It’s kinda long, so it’s below the fold, but you’ll like it, so read it.

That’s an order. 

COSTELLO: I want to talk about the unemployment rate in America .

ABBOTT: Good Subject. Terrible Times. It’s 9%.

COSTELLO: That many people are out of work?

ABBOTT: No, that’s 16%.

COSTELLO: You just said 9%.

ABBOTT: 9% Unemployed.

COSTELLO: Right 9% out of work.

ABBOTT: No, that’s 16%.

COSTELLO: Okay, so it’s 16% unemployed.

ABBOTT: No, that’s 9%…

COSTELLO: WAIT A MINUTE.

Is it 9% or 16%?

ABBOTT: 9% are unemployed. 16% are out of work.

COSTELLO: IF you are out of work you are unemployed.

ABBOTT: No, Obama said you can’t count the “Out of Work” as the unemployed.

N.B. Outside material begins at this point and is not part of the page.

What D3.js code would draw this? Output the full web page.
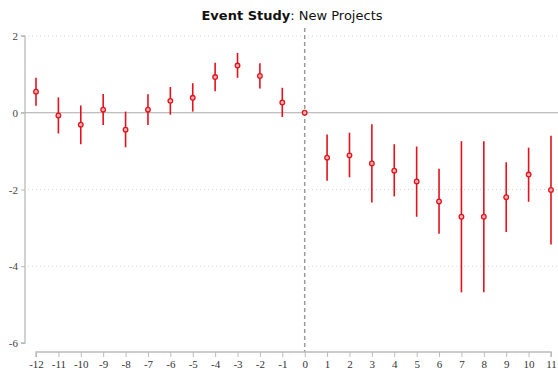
<!DOCTYPE html>
<html>
<head>
<meta charset="utf-8">
<script src="https://cdn.jsdelivr.net/npm/d3@7"></script>
<style>
  html, body { margin: 0; padding: 0; background: #fff; }
  svg { display: block; font-family: "DejaVu Sans", sans-serif; }
</style>
</head>
<body>
<svg id="chart" width="558" height="371"></svg>
<script>
// Event-time periods relative to project start
const periods = [-12, -11, -10, -9, -8, -7, -6, -5, -4, -3, -2, -1, 0, 1, 2, 3, 4, 5, 6, 7, 8, 9, 10, 11];
// Point estimates
const estimates = [0.55, -0.07, -0.31, 0.08, -0.44, 0.08, 0.31, 0.39, 0.93, 1.23, 0.96, 0.27, 0,
                   -1.17, -1.11, -1.32, -1.51, -1.79, -2.31, -2.71, -2.71, -2.20, -1.61, -2.01];
// 95% confidence bounds (reference period 0 has none)
const ciLow = [0.18, -0.54, -0.82, -0.32, -0.90, -0.32, -0.05, 0.03, 0.56, 0.91, 0.63, -0.11, null,
               -1.77, -1.68, -2.34, -2.18, -2.71, -3.15, -4.68, -4.68, -3.11, -2.32, -3.43];
const ciHigh = [0.91, 0.40, 0.19, 0.49, 0.03, 0.48, 0.67, 0.77, 1.30, 1.56, 1.29, 0.65, null,
                -0.57, -0.52, -0.30, -0.82, -0.88, -1.46, -0.74, -0.74, -1.29, -0.91, -0.60];
const yTicks = [2, 0, -2, -4, -6];

const svg = d3.select("#chart");
const red = "#e3121b";
const tickFont = "'Liberation Serif', 'DejaVu Serif', serif";
const fmt = d => String(d); // plain hyphen-minus labels

const x = d3.scaleLinear().domain([-12, 11]).range([36, 551]);
const y = d3.scaleLinear().domain([-6, 2]).range([343, 36]);

// Title
const title = svg.append("text")
  .attr("x", 292).attr("y", 20)
  .attr("text-anchor", "middle")
  .attr("font-size", 13).attr("fill", "#111");
title.append("tspan").attr("font-weight", "bold").text("Event Study");
title.append("tspan").text(": New Projects");

// Dotted horizontal gridlines
svg.append("g").selectAll("line")
  .data(yTicks.filter(d => d !== 0 && d !== -6))
  .join("line")
  .attr("x1", 28).attr("x2", 558)
  .attr("y1", d => y(d)).attr("y2", d => y(d))
  .attr("stroke", "#d4d4d4").attr("stroke-width", 1)
  .attr("stroke-dasharray", "1,3");

// Zero reference line
svg.append("line")
  .attr("x1", 21).attr("x2", 558)
  .attr("y1", y(0)).attr("y2", y(0))
  .attr("stroke", "#aaaaaa").attr("stroke-width", 1.2);

// Event onset marker
svg.append("line")
  .attr("x1", x(0)).attr("x2", x(0))
  .attr("y1", 28).attr("y2", 352)
  .attr("stroke", "#9a9a9a").attr("stroke-width", 1.5)
  .attr("stroke-dasharray", "4,3");

// Y axis
const yAxis = svg.append("g")
  .attr("transform", "translate(25,0)")
  .call(d3.axisLeft(y).tickValues(yTicks).tickSize(4).tickPadding(3).tickFormat(fmt));
yAxis.select(".domain").attr("stroke", "#bbbbbb").attr("stroke-width", 1.3)
  .attr("d", `M-4,${y(2)}H0V${y(-6)}H-4`);
yAxis.selectAll(".tick line").attr("stroke", "#bbbbbb");
yAxis.selectAll("text").attr("font-size", 11).attr("fill", "#444").attr("font-family", tickFont);

// X axis
const xAxis = svg.append("g")
  .attr("transform", "translate(0,352)")
  .call(d3.axisBottom(x).tickValues(periods).tickSize(5).tickPadding(3).tickFormat(fmt));
xAxis.select(".domain").attr("stroke", "#bbbbbb").attr("stroke-width", 1.3)
  .attr("d", `M${x(-12)},5V0H${x(11)}V5`);
xAxis.selectAll(".tick line").attr("stroke", "#bbbbbb");
xAxis.selectAll("text").attr("font-size", 11).attr("fill", "#333").attr("font-family", tickFont);

const rows = periods.map((p, i) => ({ p, est: estimates[i], lo: ciLow[i], hi: ciHigh[i] }));

// Confidence intervals
svg.append("g").selectAll("line")
  .data(rows.filter(d => d.lo !== null))
  .join("line")
  .attr("x1", d => x(d.p)).attr("x2", d => x(d.p))
  .attr("y1", d => y(d.hi)).attr("y2", d => y(d.lo))
  .attr("stroke", red).attr("stroke-width", 1.6);

// Point estimates
svg.append("g").selectAll("circle")
  .data(rows)
  .join("circle")
  .attr("cx", d => x(d.p)).attr("cy", d => y(d.est))
  .attr("r", 2.3)
  .attr("fill", "#f6b5b5").attr("stroke", red).attr("stroke-width", 1.3);
</script>
</body>
</html>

You have to look for work to be unemployed.

COSTELLO: BUT THEY ARE OUT OF WORK!!!

ABBOTT: No, you miss his point.

COSTELLO: What point?

ABBOTT: Someone who doesn’t look for work, can’t be counted with those who look for work. It wouldn’t be fair.

COSTELLO: To whom?

ABBOTT: The unemployed.

COSTELLO: But they are ALL out of work.

ABBOTT: No, the unemployed are actively looking for work. Those who are out of work gave up looking and if you give up, you are no longer in the ranks of the unemployed.

COSTELLO: So if you’re off the unemployment roles, that would count as less unemployment?

ABBOTT: Unemployment would go down. Absolutely!

COSTELLO: The unemployment just goes down because you don’t look for work?

ABBOTT: Absolutely it goes down. That’s how Obama gets it to 9%.

Otherwise it would be 16%. He doesn’t want you to read about 16% unemployment.

COSTELLO: That would be tough on his reelection.

ABBOTT: Absolutely.

COSTELLO: Wait, I got a question for you. That means there are two ways to bring down the unemployment number?

ABBOTT: Two ways is correct.

COSTELLO: Unemployment can go down if someone gets a job?

ABBOTT: Correct.

COSTELLO: And unemployment can also go down if you stop looking for a job?

ABBOTT: Bingo.

COSTELLO: So there are two ways to bring unemployment down, and the easier of the two is to have Obama’s supporters stop looking for work.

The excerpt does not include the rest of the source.